The
Changing of the Guard
The Twilight Zone
This must be the
most structurally complex teleplay in the first three seasons, for all its
resemblance to Goodbye, Mr. Chips, often noted. The minute particulars
begin with a quiz on Housman and a reading of “When I was
one-and-twenty”, setting up a strange allusive echo of The Blue Angel,
and providing the key.
Like Napoleon,
our scholar lets his mail wait and suffers a defeat. He had hoped to hear
Handel’s Messiah on the radio, but instead is told by the
headmaster that he is terminated. Blasted, he goes home to kill himself. In the
snowy schoolyard, by the statue of Horace Mann, he says, “I am
ashamed to die,” and raises the pistol. The school bell rings in dead of
night. He goes to his classroom and has a vision of all his victories over the
years, victories over ignorance, in the form of schoolboys dead in famous
battles and dangerous trades, inspired by him.
He is reconciled
to his fate. “I’ve lived a full life, I’ve left my
mark.”
There is a nice
touch in his dismissal of the class early for Christmas (after the Housman) as
Martial advised.
Any Wednesday
The salient
feature of this living room comedy is the lighted set that opens onto a back
lot with matching location scenes. The transitions from sound stage to
riverside somehow reflect the indeterminate specification of the title.
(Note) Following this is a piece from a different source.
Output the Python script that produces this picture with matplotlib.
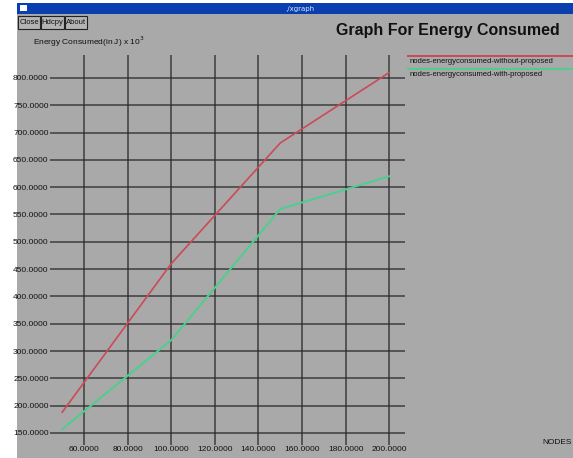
import numpy as np
from matplotlib import pyplot as plt
from matplotlib.patches import Rectangle
import matplotlib.ticker as mtick

W, H = 573, 458

nodes = [50, 100, 150, 200]
energy_without = [188, 460, 681, 810]
energy_with = [157, 320, 560, 620]

x_ticks = [60, 80, 100, 120, 140, 160, 180, 200]
y_ticks = [150, 200, 250, 300, 350, 400, 450, 500, 550, 600, 650, 700, 750, 800]

bg = '#a9a9a9'
red = '#cc4a55'
green = '#4ccf8e'
narrow = ['Liberation Sans Narrow', 'Liberation Sans', 'DejaVu Sans']


def px(x0, y0, w, h):
    # pixel box (top-left origin) -> figure fraction
    return [x0 / W, 1 - (y0 + h) / H, w / W, h / H]


fig = plt.figure(figsize=(W / 100, H / 100), dpi=100)
fig.patch.set_facecolor('white')

# window body
b = px(17, 3, W - 17, H - 3)
fig.patches.append(Rectangle((b[0], b[1]), b[2], b[3], transform=fig.transFigure,
                             facecolor=bg, edgecolor='none', zorder=-5))
# title bar
t = px(17, 3, W - 17, 11)
fig.patches.append(Rectangle((t[0], t[1]), t[2], t[3], transform=fig.transFigure,
                             facecolor='#0a3fb0', edgecolor='none', zorder=-4))
fig.text(300 / W, 1 - 8.5 / H, './xgraph', color='#dfe8ff', fontsize=5,
         ha='center', va='center')
s = px(20, 5, 7, 6)
fig.patches.append(Rectangle((s[0], s[1]), s[2], s[3], transform=fig.transFigure,
                             facecolor='white', edgecolor='none', zorder=-3))

# buttons
for label, x0, w in [('Close', 18, 22), ('Hdcpy', 41, 23), ('About', 65, 22)]:
    r = px(x0, 16, w, 13)
    fig.patches.append(Rectangle((r[0], r[1]), r[2], r[3], transform=fig.transFigure,
                                 facecolor='#b4b4b4', edgecolor='#222222',
                                 linewidth=0.8, zorder=-3))
    fig.text((x0 + w / 2) / W, 1 - 22.5 / H, label, fontsize=5.5, family=narrow,
             ha='center', va='center', color='#111111')

fig.text(560 / W, 1 - 30 / H, 'Graph For Energy Consumed', fontsize=11.5,
         family=narrow, fontweight='bold', ha='right', va='center', color='#111111')
fig.text(33 / W, 1 - 42 / H, r'Energy Consumed(in J) x 10$^3$', fontsize=6,
         family=narrow, ha='left', va='center', color='#111111')
fig.text(572 / W, 1 - 443 / H, 'NODES', fontsize=6, family=narrow, ha='right',
         va='center', color='#111111')

ax = fig.add_axes(px(50, 55, 355, 390))
ax.set_facecolor('none')
ax.set_xlim(44.4, 207.2)
ax.set_ylim(128, 842)
ax.set_xticks(x_ticks)
ax.set_yticks(y_ticks)
ax.xaxis.set_major_formatter(mtick.FormatStrFormatter('%.4f'))
ax.yaxis.set_major_formatter(mtick.FormatStrFormatter('%.4f'))
ax.tick_params(length=0, labelsize=6, pad=1, colors='#111111')
for lab in ax.get_xticklabels() + ax.get_yticklabels():
    lab.set_family(narrow)
ax.grid(True, color='#2a2a2a', linewidth=1.1, alpha=0.85)
for sp in ax.spines.values():
    sp.set_visible(False)

ax.plot(nodes, energy_without, color=red, linewidth=1.2, zorder=3)
ax.plot(nodes, energy_with, color=green, linewidth=1.4, zorder=3)

# legend drawn like xgraph: line above the label
for yl, col, label in [(56, red, 'nodes-energyconsumed-without-proposed'),
                       (69, green, 'nodes-energyconsumed-with-proposed')]:
    fig.add_artist(plt.Line2D([408 / W, 1.0], [1 - yl / H, 1 - yl / H],
                              color=col, linewidth=1.4))
    fig.text(410 / W, 1 - (yl + 5.5) / H, label, fontsize=5.5, family=narrow,
             ha='left', va='center', color='#111111')

plt.savefig('out.png', dpi=100, facecolor=fig.get_facecolor())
Noteworthy is a rooftop restaurant set somewhat carelessly handled with a sort
of ironic effect, gathered around the Jason Robards character.
The balloons floating over a real New York City at the close express the
triumph of the Dean Jones character, so that the significance would appear to
be the modernization of the industry.
The Heart Is A Lonely Hunter
The imagination
of a perfect art that should answer all comers on the sole proviso that they
abstain from their swill an instant.
Variety was downright hostile, the New York Times
political. It is true, as the former suggests, that the film is somewhat
difficult.
Reuben, Reuben
Two works are
listed as Epstein’s sources, they are not Kershner’s A Fine
Madness and Nabokov’s Pnin.
The title
character expunges a Scottish poet in New England.
Vincent Canby of
the New York Times found the work to be praiseworthy but concluded oddly
that it is a joke and furthermore one that “seems to be at the expense of
the audience.” Variety considered it “exceptionally
literate,” Time Out Film Guide wasn’t buying it, neither was
Dave Kehr of the Chicago Reader.
Halliwell’s
Film Guide has “oddball
comedy”.
The Angel of Pennsylvania Avenue
Puppet-show
dialogue,
MRS.
CHICKEN: What’s all this about a chicken in every pot?
HERBERT HOOVER: Why did you cross the street, Mrs. Chicken?
MRS. CHICKEN: To get to the other side, Mr. President.